Electroreduction of CO2 by Hybrid Cu-TiO2/rGO Catalyst: Qualitative Detection of Products using Rotating Ring Disc Electrode

Abstract

The electrochemical reduction of CO2 (ERCO2) to valuable chemicals such as acetic acid/acetate offers a promising route to revolutionize chemical production and enhance sustainability. Here, we report the hydrothermal preparation of an electrocatalyst consisting of copper/titanium dioxide/reduced graphene oxide (Cu-TiO2/rGO) for ERCO2 in aqueous medium. The metal-support (TiO2/rGO) was pre-synthesized by combining an aqueous solution of TiO2 and GO in an autoclave at 150 degrees C for 20 h. Then TiO2/rGO was added to synthesized Cu colloid formed through the reduction of copper (II) nitrate trihydrate resulting in the formation of Cu-TiO2/rGO. The Cu-TiO2/rGO hybrid nanocomposite was fully characterized using spectroscopic and microscopic techniques.
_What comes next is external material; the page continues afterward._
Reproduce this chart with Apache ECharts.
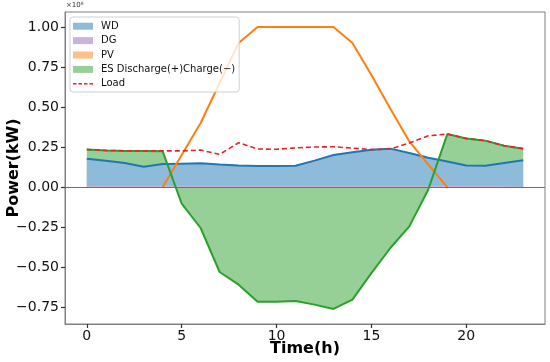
<!DOCTYPE html>
<html>
<head>
<meta charset="utf-8">
<script src="https://cdn.jsdelivr.net/npm/echarts@6/dist/echarts.min.js"></script>
<style>
  html, body { margin: 0; padding: 0; background: #fff; }
  #chart { width: 550px; height: 362px; }
</style>
</head>
<body>
<div id="chart"></div>
<script>
// ---- data (values in units of 10^6 kW) ----
const hours = [0,1,2,3,4,5,6,7,8,9,10,11,12,13,14,15,16,17,18,19,20,21,22,23];
const WD   = [0.177,0.164,0.150,0.127,0.144,0.146,0.148,0.141,0.135,0.131,0.131,0.133,0.165,0.200,0.217,0.233,0.240,0.213,0.183,0.160,0.135,0.133,0.150,0.167];
const DG   = [0.007,0.007,0.007,0.007,0.007,0.007,0.007,0.007,0.007,0.007,0.007,0.007,0.007,0.007,0.007,0.007,0.007,0.007,0.007,0.007,0.007,0.007,0.007,0.007];
const PV   = [null,null,null,null,0,0.20,0.40,0.65,0.90,1.00,1.00,1.00,1.00,1.00,0.90,0.70,0.49,0.285,0.14,0,null,null,null,null];
const ES   = [0.235,0.228,0.226,0.225,0.223,-0.104,-0.256,-0.531,-0.610,-0.717,-0.717,-0.712,-0.735,-0.762,-0.704,-0.538,-0.381,-0.246,-0.015,0.331,0.304,0.290,0.258,0.240];
const Load = [0.235,0.229,0.227,0.227,0.226,0.226,0.231,0.204,0.277,0.238,0.236,0.245,0.250,0.252,0.243,0.234,0.238,0.275,0.320,0.331,0.304,0.290,0.258,0.240];
const xTicks = [0,5,10,15,20];
const yTicks = [-0.75,-0.5,-0.25,0,0.25,0.5,0.75,1.0];
const names = ['WD','DG','PV','ES Discharge(+)Charge(\u2212)','Load'];

const X_MIN = -1.15, X_MAX = 24.15, Y_MIN = -0.856, Y_MAX = 1.094;
const pairs = arr => hours.map((h,i) => [h, arr[i]]);
const FONT = 'DejaVu Sans';

const chart = echarts.init(document.getElementById('chart'), null, {renderer: 'canvas'});
chart.setOption({
  animation: false,
  backgroundColor: '#fff',
  textStyle: { fontFamily: FONT },
  grid: { left: 65, right: 5, top: 12, bottom: 38, show: true, borderColor: '#808080', borderWidth: 1, backgroundColor: 'transparent', containLabel: false, outerBoundsMode: 'none' },
  graphic: [{ type: 'text', left: 66, top: 2, style: { text: '\u00d710\u2076', fontSize: 7, fill: '#333', fontFamily: FONT } }],
  legend: {
    orient: 'vertical', left: 70, top: 17,
    padding: [2, 4, 1, 3],
    itemWidth: 20, itemHeight: 7, itemGap: 0,
    backgroundColor: 'rgba(255,255,255,0.8)', borderColor: '#d0d0d0', borderWidth: 1, borderRadius: 3,
    itemStyle: { borderWidth: 0 },
    textStyle: { fontFamily: FONT, fontSize: 10, color: '#111', lineHeight: 14.4, padding: [0,0,0,3] },
    selectedMode: false,
    data: [
      { name: names[0], icon: 'rect', itemStyle: { color: '#8fbbda', borderWidth: 0 } },
      { name: names[1], icon: 'rect', itemStyle: { color: '#cab3de', borderWidth: 0 } },
      { name: names[2], icon: 'rect', itemStyle: { color: '#ffbf87', borderWidth: 0 } },
      { name: names[3], icon: 'rect', itemStyle: { color: '#96d096', borderWidth: 0 } },
      { name: names[4], icon: 'path://M0,0h3.5v1.6h-3.5z M5.5,0h3.5v1.6h-3.5z M11,0h3.5v1.6h-3.5z M16.5,0h3.5v1.6h-3.5z', itemStyle: { color: '#e8222a', borderWidth: 0 } }
    ]
  },
  xAxis: {
    type: 'value', min: X_MIN, max: X_MAX, position: 'bottom',
    name: 'Time(h)', nameLocation: 'middle', nameGap: 17, nameMoveOverlap: false,
    nameTextStyle: { fontFamily: FONT, fontSize: 16, fontWeight: 'bold', color: '#000' },
    axisLine: { show: true, onZero: false, lineStyle: { color: '#808080', width: 1 } },
    splitLine: { show: false },
    axisTick: { show: true, length: 4, inside: false, customValues: xTicks, lineStyle: { color: '#333', width: 1.2 } },
    axisLabel: { customValues: xTicks, margin: 5, fontSize: 14, color: '#111', fontFamily: FONT }
  },
  yAxis: {
    type: 'value', min: Y_MIN, max: Y_MAX, position: 'left',
    name: 'Power(kW)', nameLocation: 'middle', nameGap: 43, nameRotate: 90, nameMoveOverlap: false,
    nameTextStyle: { fontFamily: FONT, fontSize: 16, fontWeight: 'bold', color: '#000' },
    axisLine: { show: true, onZero: false, lineStyle: { color: '#808080', width: 1 } },
    splitLine: { show: false },
    axisTick: { show: true, length: 4, inside: false, customValues: yTicks, lineStyle: { color: '#333', width: 1.2 } },
    axisLabel: { customValues: yTicks, margin: 6, fontSize: 14, color: '#111', fontFamily: FONT,
      formatter: v => v.toFixed(2).replace('-', '\u2212') }
  },
  series: [
    { name: names[3], type: 'line', data: pairs(ES), symbol: 'none', silent: true,
      lineStyle: { width: 0, opacity: 0 }, itemStyle: { color: '#96d096' },
      areaStyle: { color: '#96d096', opacity: 1, origin: 0 } },
    { name: names[0], type: 'line', data: pairs(WD), symbol: 'none', silent: true,
      lineStyle: { color: '#1f77b4', width: 2 }, itemStyle: { color: '#8fbbda' },
      areaStyle: { color: '#8fbbda', opacity: 1, origin: 0 } },
    { name: names[1], type: 'line', data: pairs(DG), symbol: 'none', silent: true,
      lineStyle: { width: 0, opacity: 0 }, itemStyle: { color: '#cab3de' },
      areaStyle: { color: '#cab3de', opacity: 1, origin: 0 },
      markLine: { silent: true, symbol: 'none', label: { show: false },
        lineStyle: { color: '#6e6e6e', width: 1.2, type: 'solid' }, data: [{ yAxis: 0 }] } },
    { name: names[2], type: 'line', data: pairs(PV), symbol: 'none', silent: true, connectNulls: false,
      lineStyle: { color: '#ff7f0e', width: 2 }, itemStyle: { color: '#ffbf87' } },
    { name: names[3], type: 'line', data: pairs(ES), symbol: 'none', silent: true,
      lineStyle: { color: '#2ca02c', width: 2 }, itemStyle: { color: '#96d096' } },
    { name: names[4], type: 'line', data: pairs(Load), symbol: 'none', silent: true,
      lineStyle: { color: '#e8222a', width: 1.6, type: [5, 3] }, itemStyle: { color: '#e8222a' } }
  ]
});
</script>
</body>
</html>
This study explored the versatility of the rotating ring-disc electrode (RRDE) as an in situ electroanalytical tool for the selective detection of products formed during ERCO2. The well-designed hybrid electrocatalyst, containing Cu-0/Cu+ active sites, facilitated the eight-electron transfer for acetic acid (AA) formation at low potentials. AA formation was detected on the RRDE and validated by conventional NMR and HPLC techniques. This work highlights and expands the scope of selective hydrogenation of CO2 towards value-added products.